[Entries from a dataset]
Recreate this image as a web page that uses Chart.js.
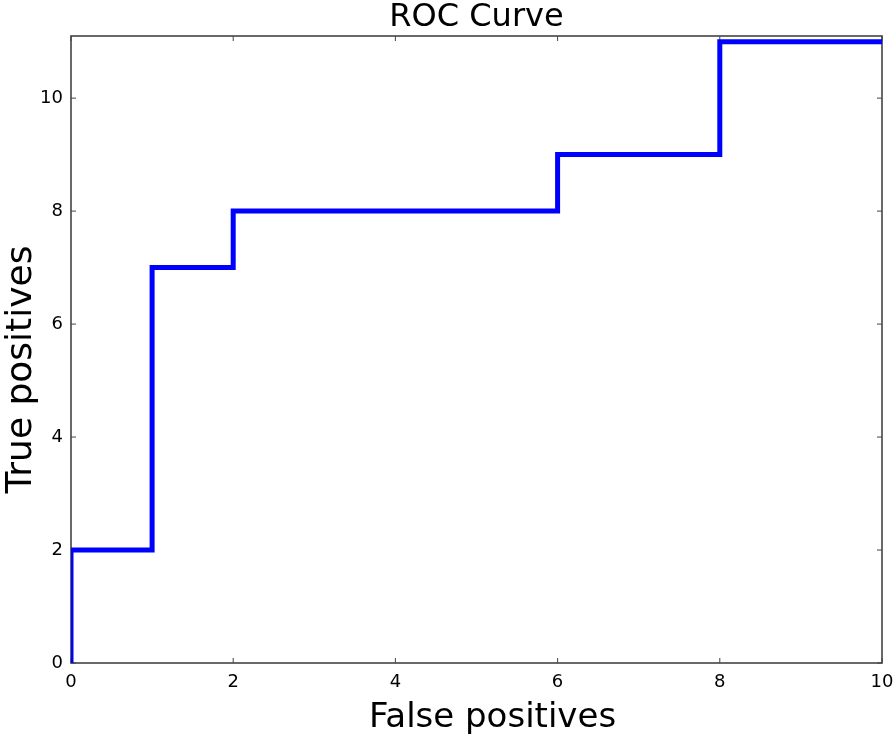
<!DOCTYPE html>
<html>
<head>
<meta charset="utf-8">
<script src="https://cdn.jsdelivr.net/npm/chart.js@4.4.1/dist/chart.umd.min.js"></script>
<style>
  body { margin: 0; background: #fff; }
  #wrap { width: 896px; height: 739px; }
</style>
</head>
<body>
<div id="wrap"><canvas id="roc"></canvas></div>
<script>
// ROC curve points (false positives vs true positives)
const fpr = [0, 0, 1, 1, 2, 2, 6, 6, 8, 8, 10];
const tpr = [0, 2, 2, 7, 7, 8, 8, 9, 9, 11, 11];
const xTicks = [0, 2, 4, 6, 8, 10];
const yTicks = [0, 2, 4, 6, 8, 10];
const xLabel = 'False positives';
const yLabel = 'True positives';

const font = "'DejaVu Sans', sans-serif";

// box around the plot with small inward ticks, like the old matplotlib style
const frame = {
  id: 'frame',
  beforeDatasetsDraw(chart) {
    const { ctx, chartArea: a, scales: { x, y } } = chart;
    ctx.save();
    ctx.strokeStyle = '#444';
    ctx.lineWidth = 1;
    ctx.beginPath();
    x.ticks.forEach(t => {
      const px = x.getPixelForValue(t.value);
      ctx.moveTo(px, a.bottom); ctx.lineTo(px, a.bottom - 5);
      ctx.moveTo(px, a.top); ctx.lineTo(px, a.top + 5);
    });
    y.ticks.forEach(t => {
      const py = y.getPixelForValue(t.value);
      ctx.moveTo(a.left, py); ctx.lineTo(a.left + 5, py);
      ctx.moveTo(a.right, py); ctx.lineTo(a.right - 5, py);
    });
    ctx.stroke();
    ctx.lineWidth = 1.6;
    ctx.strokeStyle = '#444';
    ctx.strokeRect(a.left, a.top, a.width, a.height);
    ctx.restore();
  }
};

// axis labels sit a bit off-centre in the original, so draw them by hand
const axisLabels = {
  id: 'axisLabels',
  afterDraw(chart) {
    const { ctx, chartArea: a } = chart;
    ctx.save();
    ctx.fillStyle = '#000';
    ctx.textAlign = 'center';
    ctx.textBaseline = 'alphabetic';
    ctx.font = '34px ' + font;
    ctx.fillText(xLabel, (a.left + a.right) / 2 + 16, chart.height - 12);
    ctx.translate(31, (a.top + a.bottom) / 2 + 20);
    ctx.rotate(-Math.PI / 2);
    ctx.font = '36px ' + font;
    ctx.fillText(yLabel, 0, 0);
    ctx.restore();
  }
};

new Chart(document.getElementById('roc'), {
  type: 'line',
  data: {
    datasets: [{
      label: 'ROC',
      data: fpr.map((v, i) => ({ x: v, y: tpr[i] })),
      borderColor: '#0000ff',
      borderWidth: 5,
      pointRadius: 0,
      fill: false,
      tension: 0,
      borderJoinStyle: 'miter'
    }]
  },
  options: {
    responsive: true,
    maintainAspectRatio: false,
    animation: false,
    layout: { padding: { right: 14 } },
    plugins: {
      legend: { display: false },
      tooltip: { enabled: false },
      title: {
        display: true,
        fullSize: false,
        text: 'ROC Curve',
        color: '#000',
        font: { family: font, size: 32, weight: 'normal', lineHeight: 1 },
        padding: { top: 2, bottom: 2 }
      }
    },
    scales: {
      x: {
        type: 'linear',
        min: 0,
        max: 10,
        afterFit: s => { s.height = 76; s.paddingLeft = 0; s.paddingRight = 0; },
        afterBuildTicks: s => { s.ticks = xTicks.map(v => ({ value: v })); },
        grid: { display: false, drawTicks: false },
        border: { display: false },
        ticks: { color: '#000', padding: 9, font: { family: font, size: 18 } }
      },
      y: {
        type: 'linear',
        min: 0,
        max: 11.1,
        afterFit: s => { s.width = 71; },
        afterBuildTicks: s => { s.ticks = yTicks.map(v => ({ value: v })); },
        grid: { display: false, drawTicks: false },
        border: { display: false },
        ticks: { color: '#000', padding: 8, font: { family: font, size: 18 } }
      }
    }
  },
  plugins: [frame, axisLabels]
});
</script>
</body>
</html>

--

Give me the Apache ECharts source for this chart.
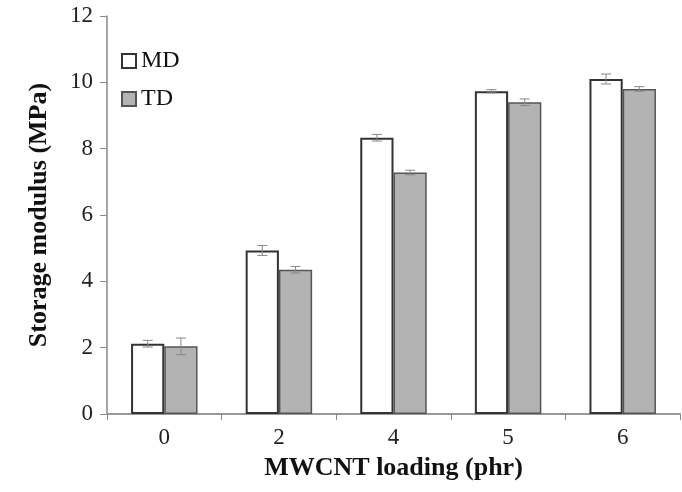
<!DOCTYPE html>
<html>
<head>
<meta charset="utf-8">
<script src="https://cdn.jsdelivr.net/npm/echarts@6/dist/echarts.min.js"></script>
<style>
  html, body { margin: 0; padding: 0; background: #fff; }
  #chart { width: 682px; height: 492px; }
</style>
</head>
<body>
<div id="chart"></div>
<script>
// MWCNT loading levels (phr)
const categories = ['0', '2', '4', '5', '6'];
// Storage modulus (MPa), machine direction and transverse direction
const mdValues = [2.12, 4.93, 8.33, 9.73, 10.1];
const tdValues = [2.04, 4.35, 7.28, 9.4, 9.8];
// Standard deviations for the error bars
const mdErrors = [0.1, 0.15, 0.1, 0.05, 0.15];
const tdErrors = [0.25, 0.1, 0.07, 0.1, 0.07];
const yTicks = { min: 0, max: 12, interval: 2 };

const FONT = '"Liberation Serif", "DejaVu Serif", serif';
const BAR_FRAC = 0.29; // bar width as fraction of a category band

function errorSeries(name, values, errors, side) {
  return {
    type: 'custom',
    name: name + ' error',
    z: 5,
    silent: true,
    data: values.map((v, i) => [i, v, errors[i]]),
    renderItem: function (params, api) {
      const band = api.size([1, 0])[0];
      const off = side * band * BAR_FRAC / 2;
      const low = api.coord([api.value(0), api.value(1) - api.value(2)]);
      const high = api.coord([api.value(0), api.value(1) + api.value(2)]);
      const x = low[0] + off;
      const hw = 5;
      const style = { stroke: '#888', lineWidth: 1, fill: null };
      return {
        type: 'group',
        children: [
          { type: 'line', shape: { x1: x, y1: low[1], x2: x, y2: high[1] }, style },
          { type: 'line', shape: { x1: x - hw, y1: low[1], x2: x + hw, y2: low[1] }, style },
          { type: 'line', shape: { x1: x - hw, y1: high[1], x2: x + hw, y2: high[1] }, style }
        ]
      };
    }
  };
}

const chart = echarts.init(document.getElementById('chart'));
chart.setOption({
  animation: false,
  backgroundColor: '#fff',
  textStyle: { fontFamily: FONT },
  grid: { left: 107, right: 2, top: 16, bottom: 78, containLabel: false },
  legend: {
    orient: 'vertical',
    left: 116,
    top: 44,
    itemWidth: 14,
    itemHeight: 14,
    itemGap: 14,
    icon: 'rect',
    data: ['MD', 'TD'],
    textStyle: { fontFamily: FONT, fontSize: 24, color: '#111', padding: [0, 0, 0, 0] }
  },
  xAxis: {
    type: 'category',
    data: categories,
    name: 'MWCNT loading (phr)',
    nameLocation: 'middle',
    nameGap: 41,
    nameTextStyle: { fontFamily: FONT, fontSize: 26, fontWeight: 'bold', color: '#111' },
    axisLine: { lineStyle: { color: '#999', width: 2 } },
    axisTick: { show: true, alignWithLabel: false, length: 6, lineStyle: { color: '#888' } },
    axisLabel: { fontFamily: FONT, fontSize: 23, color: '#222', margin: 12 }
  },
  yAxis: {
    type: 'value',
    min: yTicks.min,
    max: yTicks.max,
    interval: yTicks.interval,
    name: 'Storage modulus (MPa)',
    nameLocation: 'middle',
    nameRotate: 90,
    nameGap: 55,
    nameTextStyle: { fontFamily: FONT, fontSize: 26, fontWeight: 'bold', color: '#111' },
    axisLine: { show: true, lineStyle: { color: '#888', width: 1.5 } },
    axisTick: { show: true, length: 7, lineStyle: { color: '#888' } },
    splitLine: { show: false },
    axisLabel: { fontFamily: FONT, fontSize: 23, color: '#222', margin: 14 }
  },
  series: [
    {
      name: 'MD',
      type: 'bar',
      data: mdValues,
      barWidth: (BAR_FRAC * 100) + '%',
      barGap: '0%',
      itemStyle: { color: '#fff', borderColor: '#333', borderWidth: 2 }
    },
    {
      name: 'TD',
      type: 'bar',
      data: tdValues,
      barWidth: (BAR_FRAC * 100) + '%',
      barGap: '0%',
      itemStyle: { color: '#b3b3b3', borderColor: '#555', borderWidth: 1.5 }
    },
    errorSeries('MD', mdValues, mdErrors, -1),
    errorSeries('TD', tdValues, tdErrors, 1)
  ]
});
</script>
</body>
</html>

--

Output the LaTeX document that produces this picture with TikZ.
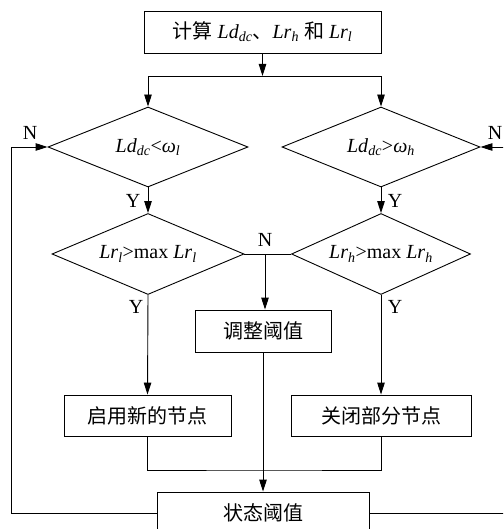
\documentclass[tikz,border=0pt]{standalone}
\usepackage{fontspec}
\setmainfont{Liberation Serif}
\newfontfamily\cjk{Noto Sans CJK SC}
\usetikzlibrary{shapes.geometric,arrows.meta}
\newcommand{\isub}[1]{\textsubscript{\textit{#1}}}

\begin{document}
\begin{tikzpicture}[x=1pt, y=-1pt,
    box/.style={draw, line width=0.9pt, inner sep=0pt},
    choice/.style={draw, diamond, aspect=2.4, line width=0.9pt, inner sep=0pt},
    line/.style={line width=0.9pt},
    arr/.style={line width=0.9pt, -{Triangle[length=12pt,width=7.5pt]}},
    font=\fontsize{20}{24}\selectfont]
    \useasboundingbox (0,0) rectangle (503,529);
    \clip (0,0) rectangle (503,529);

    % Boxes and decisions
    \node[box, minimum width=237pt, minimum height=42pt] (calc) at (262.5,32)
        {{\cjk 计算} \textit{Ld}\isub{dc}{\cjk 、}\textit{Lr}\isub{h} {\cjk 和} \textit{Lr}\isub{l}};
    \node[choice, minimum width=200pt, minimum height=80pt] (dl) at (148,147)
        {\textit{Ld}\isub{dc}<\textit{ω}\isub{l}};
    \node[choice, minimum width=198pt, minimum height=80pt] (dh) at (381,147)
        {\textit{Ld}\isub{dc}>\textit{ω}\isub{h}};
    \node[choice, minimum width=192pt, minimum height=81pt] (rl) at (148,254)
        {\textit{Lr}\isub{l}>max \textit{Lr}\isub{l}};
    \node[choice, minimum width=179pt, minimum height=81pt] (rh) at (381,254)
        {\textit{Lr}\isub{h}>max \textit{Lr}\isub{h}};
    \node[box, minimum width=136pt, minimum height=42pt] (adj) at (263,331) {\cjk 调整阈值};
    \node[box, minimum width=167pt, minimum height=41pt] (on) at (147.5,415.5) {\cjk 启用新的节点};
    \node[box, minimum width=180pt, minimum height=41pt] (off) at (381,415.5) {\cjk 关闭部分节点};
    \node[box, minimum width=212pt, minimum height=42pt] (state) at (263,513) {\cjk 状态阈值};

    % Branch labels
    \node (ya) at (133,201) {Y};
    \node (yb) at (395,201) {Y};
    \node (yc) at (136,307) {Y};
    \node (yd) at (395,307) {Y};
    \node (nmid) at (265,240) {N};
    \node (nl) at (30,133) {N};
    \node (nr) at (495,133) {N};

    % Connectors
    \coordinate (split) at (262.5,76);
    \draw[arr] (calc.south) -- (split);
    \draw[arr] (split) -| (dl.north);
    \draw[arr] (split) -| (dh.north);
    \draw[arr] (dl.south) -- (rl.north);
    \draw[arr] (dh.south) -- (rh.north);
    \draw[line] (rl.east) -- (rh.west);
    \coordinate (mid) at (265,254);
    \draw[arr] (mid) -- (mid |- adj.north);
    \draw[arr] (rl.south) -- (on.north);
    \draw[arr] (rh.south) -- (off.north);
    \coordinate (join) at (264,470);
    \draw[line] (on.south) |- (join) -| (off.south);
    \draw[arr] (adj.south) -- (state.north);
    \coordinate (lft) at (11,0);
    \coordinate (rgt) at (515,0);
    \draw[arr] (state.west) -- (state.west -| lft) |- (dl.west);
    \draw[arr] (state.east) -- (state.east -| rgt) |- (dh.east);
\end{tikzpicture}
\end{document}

→ **Task details**
Pull every line containing the word "that" out of the material.

→ **Exercise answer**
Recreate this image as a web page that uses Chart.js.
Output the LaTeX document that produces this picture with TikZ.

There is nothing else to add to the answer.